O, alternativamente, ¿fue una prueba de que Hamas no tenía ningún plan estratégico normal? Tal vez, al igualar las crueldades del Estado Islámico, también igualó la locura autodestructiva de ese régimen. Tal vez, como escribió Yair Rosenberg de The Atlantic, las masacres “no tenían su origen en la estrategia, sino en el sadismo”.
No creo que tengamos que elegir totalmente entre estas alternativas. Los movimientos radicales son a menudo multivalentes, con sádicos motivados ideológicamente y apostadores con mentalidad estratégica que convergen en el mismo plan a pesar de autocomprensiones algo diferentes.
Pero hay otra forma de pensar en la violencia extrema como estrategia, una con implicaciones más amplias que sólo sus efectos potenciales sobre la política israelí y el acercamiento saudí-israelí.
Sí, un movimiento que llega deliberadamente a los extremos se arriesga al escenario del Estado Islámico, en el que te aíslas tan completamente que acabas primero deslegitimado moralmente y luego acorralado y destruido. Está claro que ese es el riesgo que corre ahora Hamas. No sólo ostentaba el poder en la Franja de Gaza, sino que gozaba de cierto tipo de legitimidad, un grado de favor con partes de la izquierda occidental y del mundo árabe que el Estado Islámico nunca disfrutó ni buscó. Y al abrazar la violencia bárbara, se mostró dispuesto a prender fuego a esa legitimidad.
Pero supongamos que enciendes la cerilla, cruzas la línea, dejas atrás al mundo civilizado, y muchos de tus aliados simplemente... ¿se quedan contigo? Supongamos que conviertes el sur de Israel en un matadero, y no terminas como el Estado Islámico a partir de entonces. Supongamos que, en lugar de eso, la mayoría de tus simpatizantes simplemente se van a sus rincones habituales, algunos poniendo excusas y restando importancia a la violencia, otros comprometiéndose plenamente con la gloria de tu causa.

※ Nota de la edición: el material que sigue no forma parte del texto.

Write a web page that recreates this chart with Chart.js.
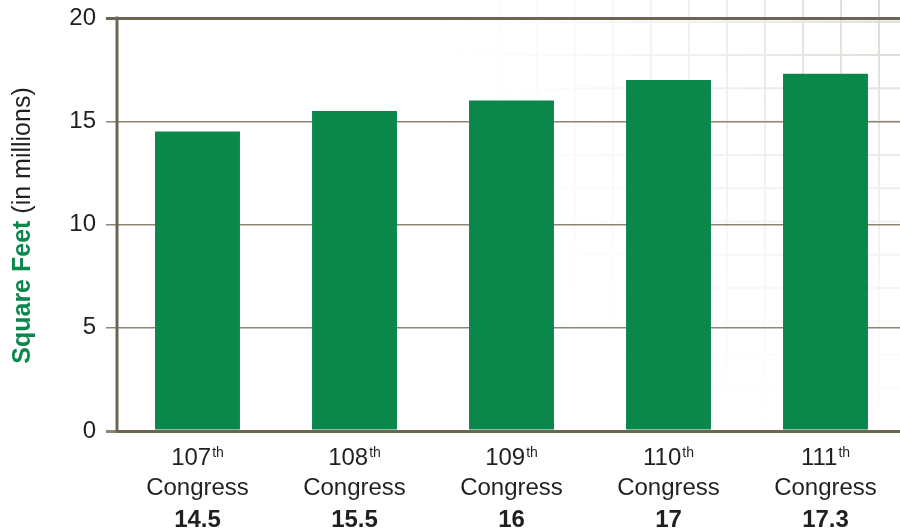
<!DOCTYPE html>
<html>
<head>
<meta charset="utf-8">
<script src="https://cdn.jsdelivr.net/npm/chart.js@4/dist/chart.umd.min.js"></script>
<style>
  html, body { margin: 0; padding: 0; background: #ffffff; overflow: hidden; }
  #wrap { width: 900px; height: 529px; position: relative; overflow: hidden; }
</style>
</head>
<body>
<div id="wrap"><canvas id="chart" width="904" height="529"></canvas></div>
<script>
// Office space per Congress, in millions of square feet
const congressNumbers = ['107', '108', '109', '110', '111'];
const ordinalSuffixes = ['th', 'th', 'th', 'th', 'th'];
const categoryLabels = congressNumbers.map((n, i) => n + ordinalSuffixes[i] + ' Congress');
const squareFeet = [14.5, 15.5, 16, 17, 17.3];
const yTickValues = [0, 5, 10, 15, 20];

const FONT = '"Liberation Sans", Arial, Helvetica, sans-serif';
const TEXT = '#231f20';
const GREEN = '#0a884c';
const AXIS = '#6e6454';
const GRID = '#8d8474';

// Faint sheet-of-paper grid fading out from the upper right corner
const paperGrid = {
  id: 'paperGrid',
  beforeDraw(chart) {
    const { ctx } = chart;
    const width = 900, height = chart.height;
    const off = document.createElement('canvas');
    off.width = width; off.height = height;
    const o = off.getContext('2d');
    o.strokeStyle = 'rgba(205,200,192,1)';
    o.lineWidth = 2;
    for (let x = width - 21; x > 380; x -= 38) {
      o.beginPath(); o.moveTo(x, 0); o.lineTo(x, height); o.stroke();
    }
    for (let y = 55 - 33.3 * 2; y < height; y += 33.3) {
      o.beginPath(); o.moveTo(0, y); o.lineTo(width, y); o.stroke();
    }
    o.globalCompositeOperation = 'destination-in';
    const g = o.createRadialGradient(width, 0, 0, width, 0, 470);
    g.addColorStop(0, 'rgba(0,0,0,0.7)');
    g.addColorStop(0.4, 'rgba(0,0,0,0.3)');
    g.addColorStop(0.75, 'rgba(0,0,0,0.08)');
    g.addColorStop(1, 'rgba(0,0,0,0)');
    o.fillStyle = g;
    o.fillRect(0, 0, width, height);
    ctx.save();
    ctx.fillStyle = '#ffffff';
    ctx.fillRect(0, 0, chart.width, height);
    ctx.drawImage(off, 0, 0);
    ctx.restore();
  }
};

// Vertical axis rule, sitting just left of the plotting area
const axisRule = {
  id: 'axisRule',
  afterDatasetsDraw(chart) {
    const { ctx, chartArea } = chart;
    const x = chartArea.left - 2;
    ctx.save();
    ctx.strokeStyle = AXIS;
    ctx.lineWidth = 3;
    ctx.beginPath();
    ctx.moveTo(x, chartArea.top - 1.5);
    ctx.lineTo(x, chartArea.bottom + 1.5);
    ctx.stroke();
    ctx.restore();
  }
};

// Category labels with superscript ordinals and the value line in bold
const categoryText = {
  id: 'categoryText',
  afterDraw(chart) {
    const { ctx } = chart;
    const xs = chart.scales.x;
    ctx.save();
    ctx.fillStyle = TEXT;
    ctx.textBaseline = 'alphabetic';
    congressNumbers.forEach((num, i) => {
      const cx = xs.getPixelForValue(i);
      ctx.font = '24px ' + FONT;
      const wNum = ctx.measureText(num).width;
      ctx.font = '14px ' + FONT;
      const wSup = ctx.measureText(ordinalSuffixes[i]).width + 1;
      let x0 = cx - (wNum + wSup) / 2;
      ctx.textAlign = 'left';
      ctx.font = '24px ' + FONT;
      ctx.fillText(num, x0, 465);
      ctx.font = '14px ' + FONT;
      ctx.fillText(ordinalSuffixes[i], x0 + wNum + 1, 457);
      ctx.textAlign = 'center';
      ctx.font = '24px ' + FONT;
      ctx.fillText('Congress', cx, 495);
      ctx.font = 'bold 24px ' + FONT;
      ctx.fillText(String(squareFeet[i]), cx, 527);
    });
    ctx.restore();
  }
};

// Vertical axis title with a bold green lead-in
const axisTitle = {
  id: 'axisTitle',
  afterDraw(chart) {
    const { ctx, chartArea } = chart;
    const boldPart = 'Square Feet';
    const plainPart = ' (in millions)';
    ctx.save();
    ctx.translate(30, (chartArea.top + chartArea.bottom) / 2 + 1);
    ctx.rotate(-Math.PI / 2);
    ctx.textBaseline = 'alphabetic';
    ctx.textAlign = 'left';
    ctx.font = 'bold 25px ' + FONT;
    const w1 = ctx.measureText(boldPart).width;
    ctx.font = '25px ' + FONT;
    const w2 = ctx.measureText(plainPart).width;
    const start = -(w1 + w2) / 2;
    ctx.font = 'bold 25px ' + FONT;
    ctx.fillStyle = GREEN;
    ctx.fillText(boldPart, start, 0);
    ctx.font = '25px ' + FONT;
    ctx.fillStyle = TEXT;
    ctx.fillText(plainPart, start + w1, 0);
    ctx.restore();
  }
};

new Chart(document.getElementById('chart'), {
  type: 'bar',
  data: {
    labels: categoryLabels,
    datasets: [{
      data: squareFeet,
      backgroundColor: GREEN,
      borderWidth: 0,
      categoryPercentage: 1,
      barPercentage: 0.541
    }]
  },
  plugins: [paperGrid, axisRule, categoryText, axisTitle],
  options: {
    responsive: false,
    devicePixelRatio: 1,
    animation: false,
    layout: { padding: { top: 18, right: 0, bottom: 0, left: 0 } },
    plugins: { legend: { display: false }, tooltip: { enabled: false } },
    scales: {
      x: {
        grid: { display: false },
        border: { display: true, color: AXIS, width: 3 },
        ticks: { display: false },
        afterFit(scale) { scale.height = 98; scale.paddingLeft = 0; scale.paddingRight = 0; }
      },
      y: {
        min: 0,
        max: 20,
        afterBuildTicks(scale) { scale.ticks = yTickValues.map(v => ({ value: v })); },
        ticks: {
          color: TEXT,
          font: { family: FONT, size: 24 },
          padding: 10
        },
        grid: {
          color: ctx => (ctx.tick && ctx.tick.value === 20) ? AXIS : GRID,
          lineWidth: ctx => (ctx.tick && (ctx.tick.value === 20 || ctx.tick.value === 0)) ? 3 : 1.5,
          tickLength: 13,
          drawTicks: true
        },
        border: { display: false },
        afterFit(scale) { scale.width = 119; scale.paddingTop = 0; scale.paddingBottom = 0; }
      }
    }
  }
});
</script>
</body>
</html>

Entonces, como escribió Damir Marusic en un inquietante ensayo la semana pasada, has conseguido una “legitimidad revolucionaria” que antes no tenías. Has abrazado un inmoralismo radical y has obligado a tus partidarios a reescribir su propia moralidad, a excusar o abrazar o (como suele ocurrir) a excusar primero y abrazar después. Este proceso, señaló Marusic, efectivamente “asfixia cualquier programa político que sea menos extremo que la agenda revolucionaria”. Y cierra salidas para sus aliados en el futuro. Habiéndote seguido hasta aquí en la oscuridad, cada nuevo paso se hace más natural, cada paso atrás más difícil de dar.
¿Lo ha conseguido Hamas en general? No. Dentro de gran parte de la clase política occidental, ha perdido claramente la modesta legitimidad de la que gozaba anteriormente, horrorizando a los líderes europeos y al centro-izquierda estadounidense más proisraelí, y quedando geopolíticamente expuesto a medida que Israel avanza en su desmantelamiento.
Pero no tan expuestos como el Estado Islámico, ni siquiera cerca. Hamas y sus terroristas han mantenido o ampliado su apoyo popular en todo el mundo musulmán, han hecho que figuras poderosas como el turco Recep Tayyip Erdogan salieran corriendo en su defensa, han convocado a manifestantes e inspirado una oleada de antisemitismo en ciudades occidentales, y han conservado diversas formas de simpatía dentro del complejo activista-académico.
Todo esto tiene que contar como una victoria provisional -quizá una victoria que será engullida por la destrucción militar y política de Hamas; quizá un golpe que no merece la pena.
Pero se puede ver, por ahora, la forma de un oscuro triunfo estratégico que sólo la violencia extrema podría obtener.